On top of the red flags described regarding the DEA Settlement, Walmart was hit with an “avalanche” of lawsuits from plaintiffs and federal and state law enforcement agencies related to its prescription opioid business. These suits resulted in millions in defense costs, reputational harm, and a nationwide $3.1 billion settlement (“Nationwide Settlement”) in November 2022. In the Nationwide Settlement, Walmart agreed to implement expansive procedures and controls.

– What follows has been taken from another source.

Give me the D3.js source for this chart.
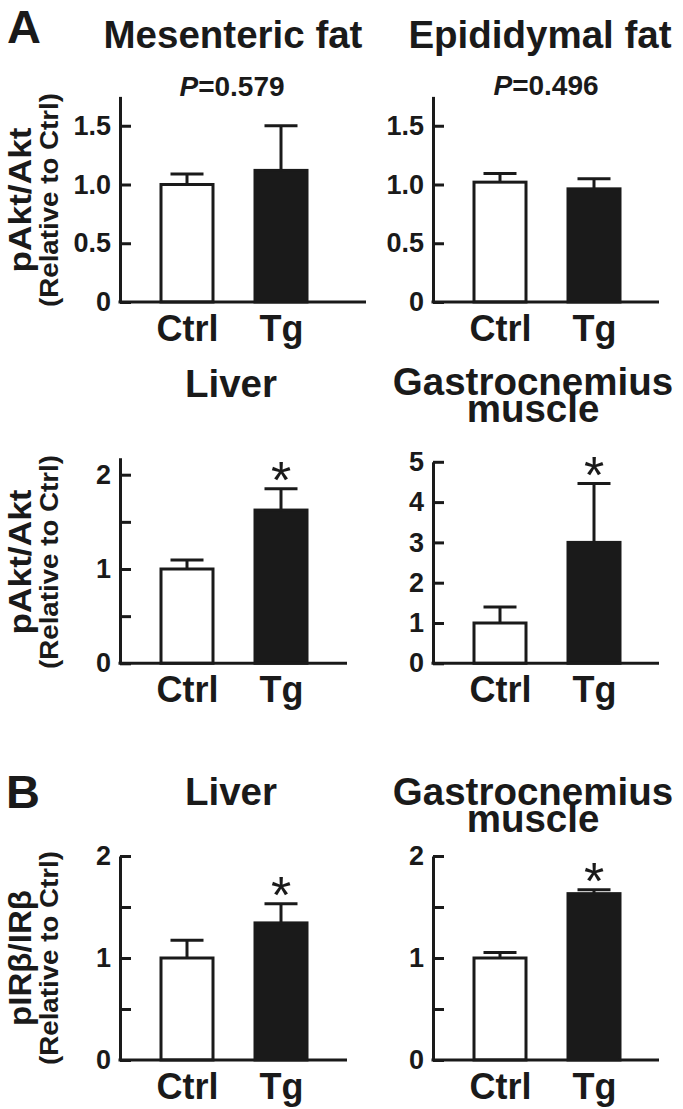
<!DOCTYPE html>
<html>
<head>
<meta charset="utf-8">
<script src="https://cdn.jsdelivr.net/npm/d3@7"></script>
<style>
  html, body { margin: 0; padding: 0; background: #ffffff; }
  svg { display: block; }
  text { font-family: "Liberation Sans", Arial, sans-serif; fill: #1a1a1a; }
</style>
</head>
<body>
<svg id="chart" width="683" height="1109"></svg>
<script>
// ---------------- DATA ----------------
const groups = ["Ctrl", "Tg"];
const sectionLabels = ["A", "B"];
const panelTitles = [
  ["Mesenteric fat"], ["Epididymal fat"],
  ["Liver"], ["Gastrocnemius", "muscle"],
  ["Liver"], ["Gastrocnemius", "muscle"]
];
const means = [
  [1.00, 1.12],
  [1.02, 0.963],
  [1.00, 1.625],
  [1.00, 3.00],
  [1.00, 1.344],
  [1.00, 1.631]
];
const errors = [
  [0.09, 0.38],
  [0.073, 0.085],
  [0.095, 0.225],
  [0.40, 1.46],
  [0.175, 0.189],
  [0.053, 0.039]
];
const pValues = ["0.579", "0.496", null, null, null, null];
const significant = [[false, false], [false, false], [false, true], [false, true], [false, true], [false, true]];
const yMax = [1.75, 1.75, 2.18, 5, 2, 2];
const tickValues = [
  [0, 0.5, 1, 1.5],
  [0, 0.5, 1, 1.5],
  [0, 0.5, 1, 1.5, 2],
  [0, 1, 2, 3, 4, 5],
  [0, 0.5, 1, 1.5, 2],
  [0, 0.5, 1, 1.5, 2]
];
const tickLabels = [
  ["0", "0.5", "1.0", "1.5"],
  ["0", "0.5", "1.0", "1.5"],
  ["0", "", "1", "", "2"],
  ["0", "1", "2", "3", "4", "5"],
  ["0", "", "1", "", "2"],
  ["0", "", "1", "", "2"]
];
const yAxisTitles = [
  ["pAkt/Akt", "(Relative to Ctrl)"],
  ["pAkt/Akt", "(Relative to Ctrl)"],
  ["pIRβ/IRβ", "(Relative to Ctrl)"]
];

// ---------------- LAYOUT ----------------
const layout = [
  { x0: 120, x1: 366, base: 302,   ppu: 117.5, tx: 233, ty: 48 },
  { x0: 433, x1: 659, base: 302,   ppu: 117.5, tx: 540, ty: 48 },
  { x0: 120, x1: 347, base: 663.3, ppu: 94.3,  tx: 231, ty: 397 },
  { x0: 433, x1: 659, base: 663.3, ppu: 40.3,  tx: 533, ty: 395 },
  { x0: 120, x1: 347, base: 1060,  ppu: 102,   tx: 231, ty: 805 },
  { x0: 433, x1: 659, base: 1060,  ppu: 102,   tx: 533, ty: 805 }
];
const pLayout = [{ x: 232, y: 96 }, { x: 546, y: 95 }];
const rowLabelCenters = [200, 562, 958];
const sectionPos = [{ x: 7, y: 43, size: 47 }, { x: 6, y: 808, size: 47 }];

const ink = "#1a1a1a";
const svg = d3.select("#chart");

// Section labels
sectionLabels.forEach((s, i) => {
  svg.append("text")
    .attr("x", sectionPos[i].x).attr("y", sectionPos[i].y)
    .attr("font-size", sectionPos[i].size).attr("font-weight", "bold")
    .text(s);
});

// Row y-axis titles
yAxisTitles.forEach((lines, r) => {
  const cy = rowLabelCenters[r];
  svg.append("text")
    .attr("transform", `translate(31,${cy}) rotate(-90)`)
    .attr("text-anchor", "middle")
    .attr("font-size", 31).attr("font-weight", "bold")
    .attr("textLength", r === 2 ? 136 : 145)
    .attr("lengthAdjust", "spacingAndGlyphs")
    .text(lines[0]);
  svg.append("text")
    .attr("transform", `translate(58,${cy}) rotate(-90)`)
    .attr("text-anchor", "middle")
    .attr("font-size", 26).attr("font-weight", "bold")
    .attr("textLength", 214)
    .attr("lengthAdjust", "spacingAndGlyphs")
    .text(lines[1]);
});

// Panels
layout.forEach((L, i) => {
  const g = svg.append("g");
  const y = d3.scaleLinear().domain([0, yMax[i]]).range([L.base, L.base - yMax[i] * L.ppu]);
  const x = d3.scalePoint().domain(groups).range([L.x0 + 67, L.x0 + 161]);
  const barW = 52, capW = 33;

  // Title (one text element, lines as tspans)
  const title = g.append("text")
    .attr("x", L.tx).attr("y", L.ty)
    .attr("text-anchor", "middle")
    .attr("font-size", 38.5).attr("font-weight", "bold");
  panelTitles[i].forEach((t, k) => {
    title.append("tspan")
      .attr("x", L.tx).attr("dy", k === 0 ? 0 : 27)
      .text(t);
  });

  // P value
  if (pValues[i]) {
    const pt = g.append("text")
      .attr("x", pLayout[i].x).attr("y", pLayout[i].y)
      .attr("text-anchor", "middle")
      .attr("font-size", 28).attr("font-weight", "bold");
    pt.append("tspan").attr("font-style", "italic").text("P");
    pt.append("tspan").text("=" + pValues[i]);
  }

  // Bars
  groups.forEach((grp, j) => {
    const m = means[i][j], e = errors[i][j];
    const cx = x(grp);
    g.append("line")
      .attr("x1", cx).attr("x2", cx)
      .attr("y1", y(m)).attr("y2", y(m + e))
      .attr("stroke", ink).attr("stroke-width", 3);
    g.append("line")
      .attr("x1", cx - capW / 2).attr("x2", cx + capW / 2)
      .attr("y1", y(m + e)).attr("y2", y(m + e))
      .attr("stroke", ink).attr("stroke-width", 3);
    g.append("rect")
      .attr("x", cx - barW / 2).attr("width", barW)
      .attr("y", y(m)).attr("height", y(0) - y(m))
      .attr("fill", j === 0 ? "#ffffff" : ink)
      .attr("stroke", ink).attr("stroke-width", 3);
    if (significant[i][j]) {
      const fs = 52;
      g.append("text")
        .attr("x", cx).attr("y", y(m + e) - 21 + 0.58 * fs)
        .attr("text-anchor", "middle")
        .attr("font-size", fs)
        .text("*");
    }
  });

  // Y axis
  const yAxis = d3.axisLeft(y)
    .tickValues(tickValues[i])
    .tickFormat((d, k) => tickLabels[i][k])
    .tickSizeInner(-11).tickSizeOuter(0).tickPadding(9);
  const ya = g.append("g").attr("transform", `translate(${L.x0},0)`).call(yAxis);
  ya.select(".domain").attr("stroke", ink).attr("stroke-width", 3);
  ya.selectAll(".tick line").attr("stroke", ink).attr("stroke-width", 3);
  ya.selectAll(".tick text")
    .attr("font-size", 27).attr("font-weight", "bold")
    .attr("font-family", "Liberation Sans, Arial, sans-serif")
    .attr("fill", ink);

  // X axis line
  g.append("line")
    .attr("x1", L.x0 - 1.5).attr("x2", L.x1)
    .attr("y1", L.base).attr("y2", L.base)
    .attr("stroke", ink).attr("stroke-width", 3);

  // X labels
  const xAxis = d3.axisBottom(x).tickSize(0).tickPadding(0);
  const xa = g.append("g").attr("transform", `translate(0,${L.base})`).call(xAxis);
  xa.select(".domain").remove();
  xa.selectAll(".tick text")
    .attr("y", 39).attr("dy", null)
    .attr("font-size", 36).attr("font-weight", "bold")
    .attr("font-family", "Liberation Sans, Arial, sans-serif")
    .attr("fill", ink);
});
</script>
</body>
</html>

The Court inferred support for the claim that the Directors consciously chose not to bring Walmart’s Pharmacy business into compliance with the Controlled Substances Act until the Nationwide Settlement. The Court reasoned that procedures similar to what Walmart agreed to implement as part of that Nationwide Settlement had not been in place earlier. If they had, then implementing such procedures could not have been part of consideration for the settlement. The Directors were alleged to know of noncompliance from internal reporting, DOJ investigations, and lawsuits—including jury findings to that effect—and remained noncompliant. The amount and consistency of the lawsuits, in particular, put the Directors on notice that Walmart was and remained non-compliant with the Controlled Substances Act. Here too, Walmart’s heavily redacted 220 production supported an inference that the Directors merely spoke to lawyers in response to the red flags. Thus, the Court held that demand was futile on directors regarding the Pharmacy Issues.
As it was with the Directors, demand was futile against Officers regarding the DEA Settlement and Pharmacy Issues. Just as the Directors could not consider whether to assert such claims against themselves, they could not consider whether to assert such claims against the Officers because proceeding against the Officers would implicate themselves.

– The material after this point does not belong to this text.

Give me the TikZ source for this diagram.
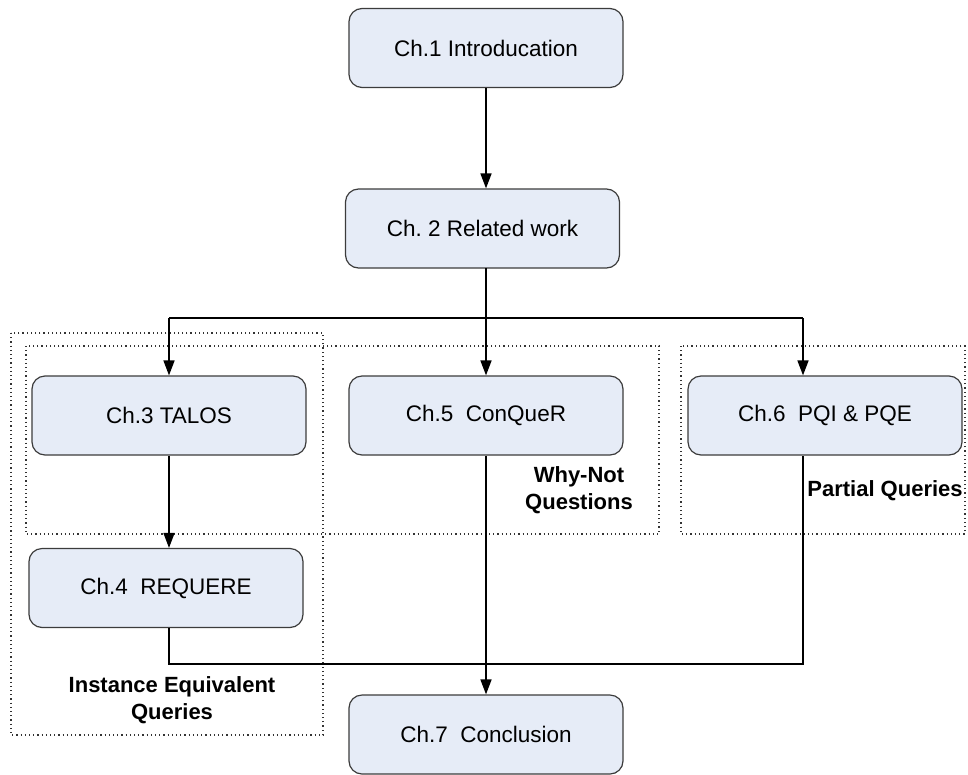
\documentclass[tikz,border=0pt]{standalone}
\usepackage{fontspec}
\setmainfont{Liberation Sans}
\usetikzlibrary{arrows.meta}
\definecolor{boxfill}{RGB}{230,236,247}
\definecolor{boxline}{RGB}{60,60,60}
\frenchspacing
\begin{document}
\begin{tikzpicture}[x=1pt,y=-1pt,
  chap/.style={draw=boxline,fill=boxfill,line width=1.2pt,rounded corners=13pt,
    minimum width=274pt,minimum height=79pt,inner sep=0pt,font=\fontsize{22.5}{26}\selectfont},
  conn/.style={line width=1.6pt,black},
  arr/.style={conn,-{Triangle[length=15pt,width=11pt]}},
  grp/.style={line width=1.2pt,dash pattern=on 1.2pt off 3pt,black!80},
  lbl/.style={font=\fontsize{22}{27}\selectfont\bfseries,align=center,inner sep=0pt}]
\useasboundingbox (0,0) rectangle (968,774);
% group boxes
\draw[grp] (11,333) rectangle (323,735);
\draw[grp] (26,346) rectangle (659,534);
\draw[grp] (681,346) rectangle (965,534);
% chapters
\node[chap] (ch1) at (486,48) {Ch.1 Introducation};
\node[chap] (ch2) at (482.5,228.5) {Ch. 2 Related work};
\node[chap] (ch3) at (169,415.5) {Ch.3 TALOS};
\node[chap] (ch5) at (486,415.5) {Ch.5~ ConQueR};
\node[chap] (ch6) at (825,415.5) {Ch.6~ PQI \& PQE};
\node[chap] (ch4) at (166,588) {Ch.4~ REQUERE};
\node[chap] (ch7) at (486,734.5) {Ch.7~ Conclusion};
% labels
\node[lbl] (lwn) at (579,490.5) {Why-Not\\Questions};
\node[lbl] (lpq) at (885,491) {Partial Queries};
\node[lbl] (lie) at (172,700) {Instance Equivalent\\Queries};
% coordinates
\coordinate (c2s) at (486,268);
\coordinate (split) at (486,318);
\coordinate (s3) at (169,318);
\coordinate (s6) at (803,318);
\coordinate (m4) at (169,664);
\coordinate (m6) at (803,664);
% connectors
\draw[arr] (ch1.south) -- (ch1.south |- ch2.north);
\draw[conn] (c2s) -- (split);
\draw[conn] (s3) -- (s6);
\draw[arr] (s3) -- (s3 |- ch3.north);
\draw[arr] (split) -- (ch5.north);
\draw[arr] (s6) -- (s6 |- ch6.north);
\draw[arr] (ch3.south) -- (ch3.south |- ch4.north);
\draw[arr] (ch5.south) -- (ch7.north);
\draw[conn] (ch3.south |- ch4.south) -- (m4) -- (m6) -- (s6 |- ch6.south);
\end{tikzpicture}
\end{document}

Walmart also acted as a distributor of prescription opioids (supplying other pharmacies with opioids) until 2018. This role placed obligations on Walmart over and above those required as a distributor, including designing and implementing a system to identify and report suspicious orders to the DEA.
The Court found that the complaint did not plead facts sufficient to infer that the Directors did not know about any failure to comply with its Distributor Obligations. Moreover, management commenced winding down the business when it learned of compliance issues. Thus, the Court held that demand was not futile on Defendants regarding the Distributor Issues and dismissed those claims.